[Code that draws figures]

_ _ _ _

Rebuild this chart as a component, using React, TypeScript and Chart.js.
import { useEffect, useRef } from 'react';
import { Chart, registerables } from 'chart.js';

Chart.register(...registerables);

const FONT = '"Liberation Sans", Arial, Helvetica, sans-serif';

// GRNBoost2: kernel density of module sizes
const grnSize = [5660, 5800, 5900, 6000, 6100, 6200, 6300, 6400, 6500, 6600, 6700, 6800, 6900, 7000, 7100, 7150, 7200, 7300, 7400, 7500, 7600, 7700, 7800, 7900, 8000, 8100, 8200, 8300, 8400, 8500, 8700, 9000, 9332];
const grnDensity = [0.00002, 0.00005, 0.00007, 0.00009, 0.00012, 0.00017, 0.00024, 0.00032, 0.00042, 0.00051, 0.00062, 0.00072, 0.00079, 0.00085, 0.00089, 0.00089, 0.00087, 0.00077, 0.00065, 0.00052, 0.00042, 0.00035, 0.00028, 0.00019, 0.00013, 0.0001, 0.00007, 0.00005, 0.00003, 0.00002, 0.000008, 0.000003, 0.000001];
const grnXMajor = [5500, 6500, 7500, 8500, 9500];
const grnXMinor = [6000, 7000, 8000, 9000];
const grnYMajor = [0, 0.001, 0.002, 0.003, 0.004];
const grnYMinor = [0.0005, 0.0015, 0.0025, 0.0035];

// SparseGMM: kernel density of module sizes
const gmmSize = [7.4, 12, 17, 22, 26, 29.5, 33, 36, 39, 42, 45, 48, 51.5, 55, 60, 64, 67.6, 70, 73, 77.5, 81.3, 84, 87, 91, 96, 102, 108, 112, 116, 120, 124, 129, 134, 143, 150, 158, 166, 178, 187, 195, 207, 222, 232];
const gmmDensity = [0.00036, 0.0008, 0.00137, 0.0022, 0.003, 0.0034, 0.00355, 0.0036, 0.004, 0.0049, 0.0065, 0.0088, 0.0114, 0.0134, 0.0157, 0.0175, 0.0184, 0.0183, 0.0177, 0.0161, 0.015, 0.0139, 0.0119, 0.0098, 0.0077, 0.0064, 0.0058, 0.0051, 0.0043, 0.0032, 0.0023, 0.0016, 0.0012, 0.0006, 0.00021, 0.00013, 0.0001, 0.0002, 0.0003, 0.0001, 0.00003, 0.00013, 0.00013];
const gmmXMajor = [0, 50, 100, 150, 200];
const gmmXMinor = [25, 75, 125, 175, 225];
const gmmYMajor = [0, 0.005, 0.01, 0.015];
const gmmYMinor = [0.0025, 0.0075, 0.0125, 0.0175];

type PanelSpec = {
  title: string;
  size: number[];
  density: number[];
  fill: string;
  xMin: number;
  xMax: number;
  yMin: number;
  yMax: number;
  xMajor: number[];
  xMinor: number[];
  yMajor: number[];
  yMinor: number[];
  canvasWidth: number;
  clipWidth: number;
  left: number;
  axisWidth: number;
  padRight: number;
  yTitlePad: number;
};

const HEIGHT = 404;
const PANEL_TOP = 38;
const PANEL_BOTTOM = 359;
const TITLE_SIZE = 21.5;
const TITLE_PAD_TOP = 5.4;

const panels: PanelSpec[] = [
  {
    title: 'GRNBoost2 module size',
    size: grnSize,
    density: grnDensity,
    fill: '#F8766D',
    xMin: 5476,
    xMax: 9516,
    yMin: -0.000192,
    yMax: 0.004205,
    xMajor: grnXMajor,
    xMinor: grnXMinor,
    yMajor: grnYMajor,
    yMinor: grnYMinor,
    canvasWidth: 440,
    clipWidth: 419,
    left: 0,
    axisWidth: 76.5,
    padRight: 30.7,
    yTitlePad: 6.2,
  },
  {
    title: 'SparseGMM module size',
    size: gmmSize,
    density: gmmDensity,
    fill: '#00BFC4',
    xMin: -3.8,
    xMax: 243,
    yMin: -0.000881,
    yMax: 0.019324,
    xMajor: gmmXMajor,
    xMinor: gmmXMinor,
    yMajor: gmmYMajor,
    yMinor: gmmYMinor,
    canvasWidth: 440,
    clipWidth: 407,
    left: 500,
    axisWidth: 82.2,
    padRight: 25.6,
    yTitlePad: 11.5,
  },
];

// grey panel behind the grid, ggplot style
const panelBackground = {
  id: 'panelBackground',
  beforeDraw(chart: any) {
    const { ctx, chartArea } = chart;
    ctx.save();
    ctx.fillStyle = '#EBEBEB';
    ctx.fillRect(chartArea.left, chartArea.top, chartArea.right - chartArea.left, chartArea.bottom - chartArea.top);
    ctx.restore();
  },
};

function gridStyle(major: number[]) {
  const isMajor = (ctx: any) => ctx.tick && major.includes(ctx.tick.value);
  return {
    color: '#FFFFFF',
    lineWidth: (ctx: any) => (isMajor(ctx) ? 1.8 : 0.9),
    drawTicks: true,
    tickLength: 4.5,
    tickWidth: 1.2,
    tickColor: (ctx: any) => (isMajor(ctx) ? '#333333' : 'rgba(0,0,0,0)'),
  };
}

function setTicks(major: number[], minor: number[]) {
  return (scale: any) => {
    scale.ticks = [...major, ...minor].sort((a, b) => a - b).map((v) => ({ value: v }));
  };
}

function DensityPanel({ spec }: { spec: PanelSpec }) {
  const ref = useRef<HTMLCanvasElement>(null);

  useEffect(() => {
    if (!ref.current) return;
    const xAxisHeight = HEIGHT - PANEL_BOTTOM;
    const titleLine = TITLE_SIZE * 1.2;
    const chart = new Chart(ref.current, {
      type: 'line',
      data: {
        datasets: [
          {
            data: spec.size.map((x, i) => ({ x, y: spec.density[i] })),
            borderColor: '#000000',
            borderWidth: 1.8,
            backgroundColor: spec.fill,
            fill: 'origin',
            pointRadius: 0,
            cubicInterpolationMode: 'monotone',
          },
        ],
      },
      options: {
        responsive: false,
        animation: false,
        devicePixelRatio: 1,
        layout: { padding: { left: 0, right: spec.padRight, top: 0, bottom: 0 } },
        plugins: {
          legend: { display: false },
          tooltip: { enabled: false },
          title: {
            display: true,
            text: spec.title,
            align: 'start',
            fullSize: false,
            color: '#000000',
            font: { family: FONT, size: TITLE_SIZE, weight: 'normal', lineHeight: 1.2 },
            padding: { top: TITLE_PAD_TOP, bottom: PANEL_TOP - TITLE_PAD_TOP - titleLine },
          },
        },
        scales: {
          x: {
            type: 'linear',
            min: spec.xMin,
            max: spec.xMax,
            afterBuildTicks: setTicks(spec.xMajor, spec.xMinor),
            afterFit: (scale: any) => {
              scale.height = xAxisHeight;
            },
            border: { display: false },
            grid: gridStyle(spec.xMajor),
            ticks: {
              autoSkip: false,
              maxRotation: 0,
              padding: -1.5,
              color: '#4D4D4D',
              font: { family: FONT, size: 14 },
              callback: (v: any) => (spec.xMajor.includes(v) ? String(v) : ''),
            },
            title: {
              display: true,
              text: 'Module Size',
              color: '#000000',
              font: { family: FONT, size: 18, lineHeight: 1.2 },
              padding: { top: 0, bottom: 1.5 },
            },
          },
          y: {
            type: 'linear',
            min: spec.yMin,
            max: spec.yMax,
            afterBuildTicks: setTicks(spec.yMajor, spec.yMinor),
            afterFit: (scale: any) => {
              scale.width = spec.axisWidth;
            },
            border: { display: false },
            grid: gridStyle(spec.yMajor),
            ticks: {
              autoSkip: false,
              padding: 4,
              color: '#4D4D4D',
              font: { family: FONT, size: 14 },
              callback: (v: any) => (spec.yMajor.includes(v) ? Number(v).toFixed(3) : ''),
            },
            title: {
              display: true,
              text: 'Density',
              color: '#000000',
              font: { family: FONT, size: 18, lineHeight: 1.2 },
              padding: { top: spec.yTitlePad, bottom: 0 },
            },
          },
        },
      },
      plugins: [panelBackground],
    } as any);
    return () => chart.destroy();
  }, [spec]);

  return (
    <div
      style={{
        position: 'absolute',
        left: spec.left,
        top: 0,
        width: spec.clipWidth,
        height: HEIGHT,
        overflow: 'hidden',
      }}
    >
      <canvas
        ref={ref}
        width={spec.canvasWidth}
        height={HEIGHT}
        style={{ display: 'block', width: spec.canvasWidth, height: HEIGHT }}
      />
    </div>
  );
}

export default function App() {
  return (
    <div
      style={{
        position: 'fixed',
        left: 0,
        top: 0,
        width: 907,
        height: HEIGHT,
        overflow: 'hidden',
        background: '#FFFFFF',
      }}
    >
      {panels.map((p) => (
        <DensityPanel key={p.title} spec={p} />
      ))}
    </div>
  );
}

_ _ _ _

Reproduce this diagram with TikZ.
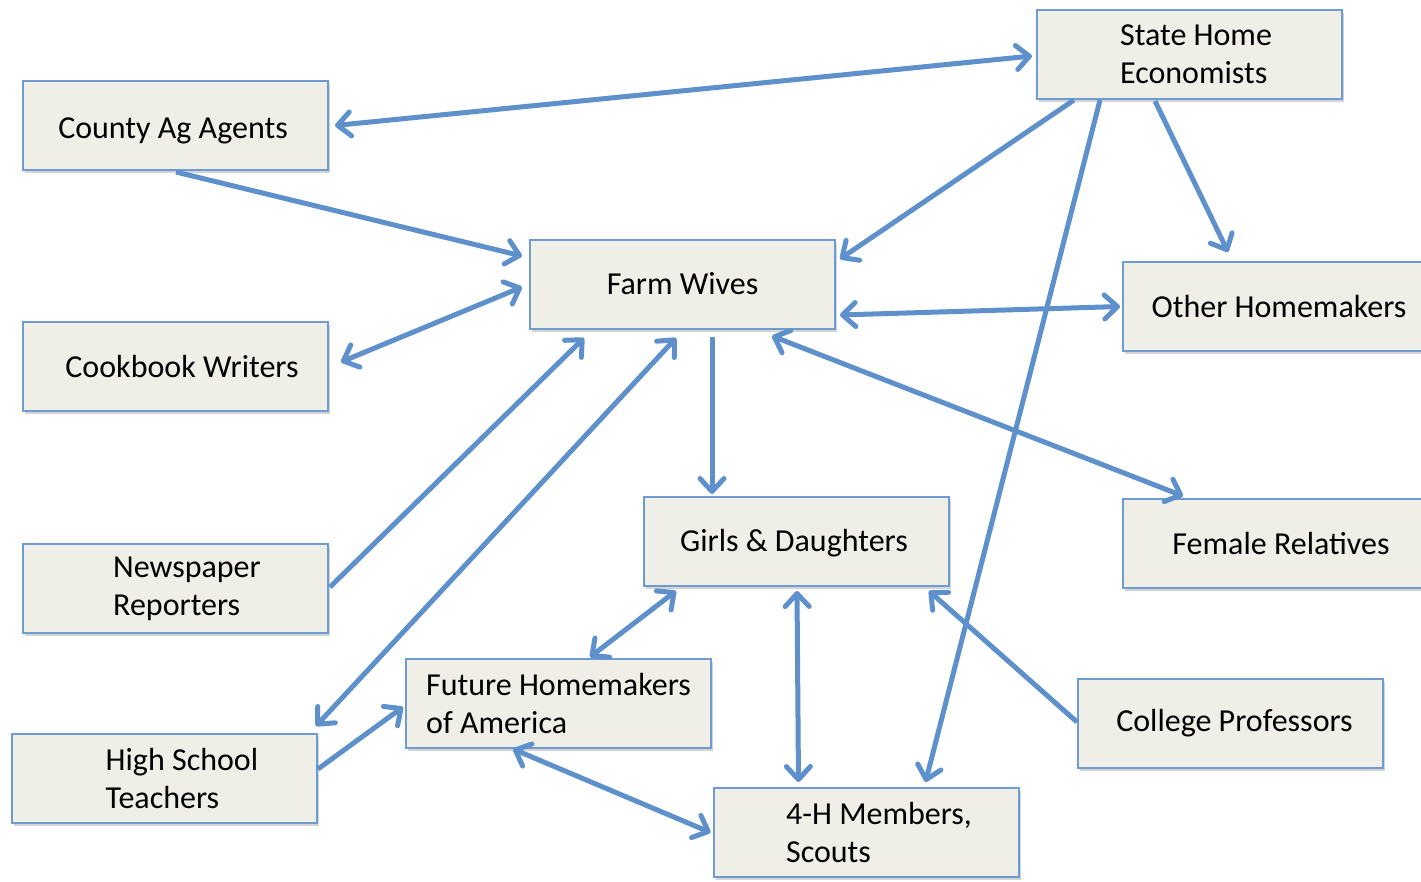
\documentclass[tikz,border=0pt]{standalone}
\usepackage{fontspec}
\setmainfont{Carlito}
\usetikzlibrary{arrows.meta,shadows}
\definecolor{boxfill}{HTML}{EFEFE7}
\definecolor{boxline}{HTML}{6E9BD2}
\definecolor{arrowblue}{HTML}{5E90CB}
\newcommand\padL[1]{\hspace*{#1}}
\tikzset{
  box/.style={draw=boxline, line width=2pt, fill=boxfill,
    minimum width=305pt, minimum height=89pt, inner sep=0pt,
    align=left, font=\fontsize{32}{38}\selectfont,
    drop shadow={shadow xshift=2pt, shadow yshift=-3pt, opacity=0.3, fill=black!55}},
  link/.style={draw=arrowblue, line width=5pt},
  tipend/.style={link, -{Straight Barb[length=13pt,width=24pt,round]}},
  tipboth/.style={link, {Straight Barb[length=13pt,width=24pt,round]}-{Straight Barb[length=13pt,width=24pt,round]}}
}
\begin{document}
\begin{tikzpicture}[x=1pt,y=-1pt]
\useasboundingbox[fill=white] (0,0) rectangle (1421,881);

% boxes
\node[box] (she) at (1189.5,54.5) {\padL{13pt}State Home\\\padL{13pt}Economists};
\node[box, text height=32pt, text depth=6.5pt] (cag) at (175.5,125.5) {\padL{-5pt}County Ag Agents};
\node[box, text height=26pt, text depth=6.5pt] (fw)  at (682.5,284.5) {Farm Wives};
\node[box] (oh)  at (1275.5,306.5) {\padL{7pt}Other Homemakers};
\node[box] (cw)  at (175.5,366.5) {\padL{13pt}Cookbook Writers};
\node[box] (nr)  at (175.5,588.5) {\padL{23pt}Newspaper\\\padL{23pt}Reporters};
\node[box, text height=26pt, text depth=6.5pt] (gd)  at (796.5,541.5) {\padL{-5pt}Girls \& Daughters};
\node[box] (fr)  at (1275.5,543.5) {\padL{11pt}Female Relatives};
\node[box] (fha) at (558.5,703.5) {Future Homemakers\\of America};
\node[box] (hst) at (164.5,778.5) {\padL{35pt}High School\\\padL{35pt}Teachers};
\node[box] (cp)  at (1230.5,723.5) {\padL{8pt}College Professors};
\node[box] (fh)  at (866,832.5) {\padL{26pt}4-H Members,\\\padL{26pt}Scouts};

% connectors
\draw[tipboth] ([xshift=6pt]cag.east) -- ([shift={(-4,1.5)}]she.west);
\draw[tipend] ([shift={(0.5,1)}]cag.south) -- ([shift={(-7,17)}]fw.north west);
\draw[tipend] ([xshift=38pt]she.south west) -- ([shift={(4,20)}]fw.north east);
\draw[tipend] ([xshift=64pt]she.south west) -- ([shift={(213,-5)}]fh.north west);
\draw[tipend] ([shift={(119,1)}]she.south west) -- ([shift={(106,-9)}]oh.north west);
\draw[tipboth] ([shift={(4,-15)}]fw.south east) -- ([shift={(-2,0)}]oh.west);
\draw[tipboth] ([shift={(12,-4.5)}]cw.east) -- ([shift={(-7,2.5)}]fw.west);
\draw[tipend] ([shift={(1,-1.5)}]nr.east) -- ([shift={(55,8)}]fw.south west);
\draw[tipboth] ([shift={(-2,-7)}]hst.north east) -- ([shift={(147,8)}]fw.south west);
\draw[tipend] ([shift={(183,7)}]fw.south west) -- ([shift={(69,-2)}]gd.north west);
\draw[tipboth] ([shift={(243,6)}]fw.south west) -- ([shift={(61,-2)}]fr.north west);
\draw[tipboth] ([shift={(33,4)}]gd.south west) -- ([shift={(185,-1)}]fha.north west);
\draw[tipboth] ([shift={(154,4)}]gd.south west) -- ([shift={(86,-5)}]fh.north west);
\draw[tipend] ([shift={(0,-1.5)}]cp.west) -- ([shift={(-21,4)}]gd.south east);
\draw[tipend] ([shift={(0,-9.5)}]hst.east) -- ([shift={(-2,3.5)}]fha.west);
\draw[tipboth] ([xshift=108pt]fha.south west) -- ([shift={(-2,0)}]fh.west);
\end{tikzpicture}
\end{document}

_ _ _ _

● DESCRIPTION OF THE TASK
Your answer should be a single number: the count of lines in the data that include the word "this".

● ANSWER
2